Republico texto inserido na edição de hoje do Correio do Brasil, pela relevância do tema e do momento. 

 Luís Carlos Lopes*

 

A intriga e a calúnia continuam a assombrar aos brasileiros. As grandes mídias insistem na desqualificação da presidenta eleita. Foram como abutres aos arquivos oficiais do Estado para conseguir combustível, insistindo na tese de que a eleita é uma ‘criminosa’, não tendo por isto condições e legitimidade para governar. Querem continuar um processo que já foi encerrado.

Agora, o objetivo não é mais de ganhar a eleição. Já perderam. O que desejam é paralisar a eleita, fazendo-a reviver o pesadelo de sua juventude. Lembrar o que ela já foi, obviamente, na versão parcial e difamatória a que estão acostumados. Afinal, o Estado sempre foi ‘pilotado’ por homens que jamais se levantaram contra a simbiose desse com as elites do país.

Lula sempre incomodou por ser um líder operário, grevista, que desafiou a ditadura militar e criou com os sindicatos combativos e a esquerda atomizada do final dos anos setenta, o Partido dos Trabalhadores. Nunca antes, isto havia ocorrido na história do país, cheia de ‘personalidades’ e compromissos com os mesmos de sempre.

A real politik alcançou o PT e o ímpeto mais radical de origem foi contido. Seguiu-se no país uma tendência generalizada no mundo de depois da queda do Muro de Berlim. No atual contexto, os neoliberais tentam de todo jeito ganhar terreno e oprimir mais e mais os trabalhadores. Querem por toda parte que eles paguem a fatura da crise que criaram. As novas oposições populares fazem o que podem para manter conquistas e fazer avançar os direitos dos trabalhadores.

O desenvolvimentismo social-democrático dominou a sigla brasileira no poder. A verdade é que houve progressos imensos no front do combate da miséria. Mas ainda há muito que fazer, tal como a presidenta eleita confirma e se propõe a executar. O problema é se os interesses nacionais e internacionais permitirão mudanças, mesmo que seus prejuízos sejam praticamente inexistentes. Eles querem sempre mais.

Para manter a ordem intacta, eles tentam de tudo. Com uma das mãos acenam com a aceitação da vontade popular, com a outra brandem, por meio das grandes mídias, suas armas preferidas: a intriga e a calúnia. Dilma, mulher e guerrilheira nos anos de chumbo do Brasil, é muito mais do que eles conseguem tolerar. Temem que ela vá além de Lula, fazendo, por exemplo, o que sua colega da Argentina fez. Acabando com a impunidade dos criminosos da época da ditadura, abrindo para valer os arquivos secretos dos militares e dizendo a todos qual é a verdadeira história destas mídias que tanto a difamam.
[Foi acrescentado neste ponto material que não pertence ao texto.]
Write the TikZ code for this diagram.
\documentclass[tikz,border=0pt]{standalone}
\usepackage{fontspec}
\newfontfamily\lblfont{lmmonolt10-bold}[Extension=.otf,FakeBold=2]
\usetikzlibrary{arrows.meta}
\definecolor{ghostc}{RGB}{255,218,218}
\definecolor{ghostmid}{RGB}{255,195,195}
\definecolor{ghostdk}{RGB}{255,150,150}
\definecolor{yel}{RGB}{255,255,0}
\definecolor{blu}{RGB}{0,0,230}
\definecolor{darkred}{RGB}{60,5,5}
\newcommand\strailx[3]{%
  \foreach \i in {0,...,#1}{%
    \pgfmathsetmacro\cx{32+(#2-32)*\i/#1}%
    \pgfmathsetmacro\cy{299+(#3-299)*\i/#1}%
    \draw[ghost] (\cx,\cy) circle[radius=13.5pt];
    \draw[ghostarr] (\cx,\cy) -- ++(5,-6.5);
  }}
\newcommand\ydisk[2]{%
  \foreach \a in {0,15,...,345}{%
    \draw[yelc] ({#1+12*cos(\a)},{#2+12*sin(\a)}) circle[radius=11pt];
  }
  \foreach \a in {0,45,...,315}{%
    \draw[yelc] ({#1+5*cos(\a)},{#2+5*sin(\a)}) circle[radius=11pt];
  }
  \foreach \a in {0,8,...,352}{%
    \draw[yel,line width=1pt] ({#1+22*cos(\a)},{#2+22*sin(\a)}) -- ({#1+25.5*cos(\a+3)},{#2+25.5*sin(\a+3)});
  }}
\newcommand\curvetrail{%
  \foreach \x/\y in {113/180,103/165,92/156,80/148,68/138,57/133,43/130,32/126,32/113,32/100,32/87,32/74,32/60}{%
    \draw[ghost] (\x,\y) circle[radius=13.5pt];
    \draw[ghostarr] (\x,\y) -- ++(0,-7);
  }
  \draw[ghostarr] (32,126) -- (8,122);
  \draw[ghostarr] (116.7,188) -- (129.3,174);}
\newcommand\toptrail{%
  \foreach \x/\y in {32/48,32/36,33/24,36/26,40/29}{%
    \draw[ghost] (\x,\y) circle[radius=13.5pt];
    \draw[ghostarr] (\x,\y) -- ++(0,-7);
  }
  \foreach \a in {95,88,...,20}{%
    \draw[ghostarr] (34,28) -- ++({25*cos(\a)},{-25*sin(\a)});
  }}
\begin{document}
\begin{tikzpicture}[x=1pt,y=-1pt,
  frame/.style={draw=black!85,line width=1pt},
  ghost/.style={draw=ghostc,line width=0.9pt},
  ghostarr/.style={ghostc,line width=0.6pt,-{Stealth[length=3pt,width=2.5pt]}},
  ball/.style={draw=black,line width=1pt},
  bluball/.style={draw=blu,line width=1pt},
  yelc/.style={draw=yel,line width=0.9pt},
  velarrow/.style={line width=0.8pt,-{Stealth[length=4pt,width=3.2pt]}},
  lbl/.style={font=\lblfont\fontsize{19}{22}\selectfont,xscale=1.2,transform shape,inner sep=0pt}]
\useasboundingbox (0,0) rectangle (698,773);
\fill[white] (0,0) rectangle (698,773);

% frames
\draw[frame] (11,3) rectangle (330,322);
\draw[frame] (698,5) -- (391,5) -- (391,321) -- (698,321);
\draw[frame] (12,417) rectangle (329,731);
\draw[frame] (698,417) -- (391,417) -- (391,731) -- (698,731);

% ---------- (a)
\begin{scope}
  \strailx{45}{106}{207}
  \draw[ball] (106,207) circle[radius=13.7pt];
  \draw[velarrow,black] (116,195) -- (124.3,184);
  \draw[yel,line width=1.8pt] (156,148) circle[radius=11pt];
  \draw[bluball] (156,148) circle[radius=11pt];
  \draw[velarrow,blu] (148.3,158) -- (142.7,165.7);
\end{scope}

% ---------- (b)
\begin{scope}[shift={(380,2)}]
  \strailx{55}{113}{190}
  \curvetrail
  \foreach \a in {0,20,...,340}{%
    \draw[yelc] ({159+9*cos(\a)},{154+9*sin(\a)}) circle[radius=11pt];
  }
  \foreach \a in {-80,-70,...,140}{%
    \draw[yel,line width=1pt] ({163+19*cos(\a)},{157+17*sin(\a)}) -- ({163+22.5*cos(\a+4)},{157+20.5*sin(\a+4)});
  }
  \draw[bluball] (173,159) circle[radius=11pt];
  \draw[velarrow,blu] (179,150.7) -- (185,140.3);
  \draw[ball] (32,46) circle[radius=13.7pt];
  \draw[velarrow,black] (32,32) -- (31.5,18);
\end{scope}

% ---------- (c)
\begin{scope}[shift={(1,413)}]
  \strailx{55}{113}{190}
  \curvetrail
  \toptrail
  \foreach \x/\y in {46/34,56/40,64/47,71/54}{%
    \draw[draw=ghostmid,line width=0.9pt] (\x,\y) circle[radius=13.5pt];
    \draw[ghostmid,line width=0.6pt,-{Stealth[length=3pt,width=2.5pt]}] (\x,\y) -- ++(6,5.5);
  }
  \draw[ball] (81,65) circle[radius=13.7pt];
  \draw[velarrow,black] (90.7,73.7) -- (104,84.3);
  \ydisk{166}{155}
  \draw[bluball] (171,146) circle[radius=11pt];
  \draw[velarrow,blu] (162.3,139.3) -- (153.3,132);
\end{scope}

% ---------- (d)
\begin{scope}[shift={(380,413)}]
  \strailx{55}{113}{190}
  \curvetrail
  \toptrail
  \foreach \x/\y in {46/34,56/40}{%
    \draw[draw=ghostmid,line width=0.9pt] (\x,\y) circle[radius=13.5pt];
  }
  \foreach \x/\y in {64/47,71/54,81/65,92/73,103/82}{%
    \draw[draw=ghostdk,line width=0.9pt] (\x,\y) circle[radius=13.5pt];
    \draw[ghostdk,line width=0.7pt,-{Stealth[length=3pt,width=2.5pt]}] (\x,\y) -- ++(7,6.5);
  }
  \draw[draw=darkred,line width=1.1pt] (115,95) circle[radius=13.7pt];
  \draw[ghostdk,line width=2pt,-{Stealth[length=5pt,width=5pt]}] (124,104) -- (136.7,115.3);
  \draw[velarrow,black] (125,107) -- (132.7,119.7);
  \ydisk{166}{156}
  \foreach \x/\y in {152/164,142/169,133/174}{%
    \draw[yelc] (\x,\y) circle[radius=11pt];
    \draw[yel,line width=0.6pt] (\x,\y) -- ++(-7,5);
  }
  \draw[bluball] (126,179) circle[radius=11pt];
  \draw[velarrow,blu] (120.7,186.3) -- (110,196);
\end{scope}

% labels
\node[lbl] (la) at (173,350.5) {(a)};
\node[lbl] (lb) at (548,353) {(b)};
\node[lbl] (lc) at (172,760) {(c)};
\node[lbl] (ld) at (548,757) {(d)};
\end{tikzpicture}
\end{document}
Dilma nem chegou ao governo e já enfrenta uma onda de acusações. Como nada podem falar do presente, foram buscar no passado lenha para acender suas fogueiras prediletas. Esta visão inquisitorial tem uma triste história no Brasil, desde o passado colonial. Isto só vai acabar quando seus fundamentos socioculturais forem enfrentados em profundidade. Os armários dessa gente têm mais esqueletos do que os ingênuos imaginam. Basta abri-los e deixar entrar a luz purificadora do sol.

Já se disse que a verdade histórica ilumina a democracia. O nazismo foi combatido na Alemanha durante anos, após o seu triste final. A desnazificação construiu a Alemanha atual, uma campanha sistemática que mostrou aos alemães os porões do hitlerismo. O mesmo esforço ainda é feito na Espanha pós-franquista, apesar de muita resistência das viúvas e viúvos do velho ditador.

Por aqui, quase nada falamos sobre os horrores do passado escravista do Brasil. O esquecimento preenche as lacunas da memória nacional. O mesmo foi feito com as excrescências das várias fases republicanas do país. Já se esqueceu da “grande noite” do Estado Novo e da ‘noite de horrores’ da ditadura militar.

A história do país continua sendo ensinada como uma arte do esquecimento. Não chega à maioria das escolas as verdades reais do passado do país. Por isso, é fácil destacar fatos isolados, pinçá-los, sem qualquer escrúpulo e gritar que a Dilma é alguém pouco confiável. Com isto, se quer paralisá-la, impedir sua marcha e conter qualquer ímpeto mais profundo do seu futuro governo. Espera-se que ela não peça desculpas pelo que foi no passado e que aproveite a oportunidade para denunciar os que a agridem.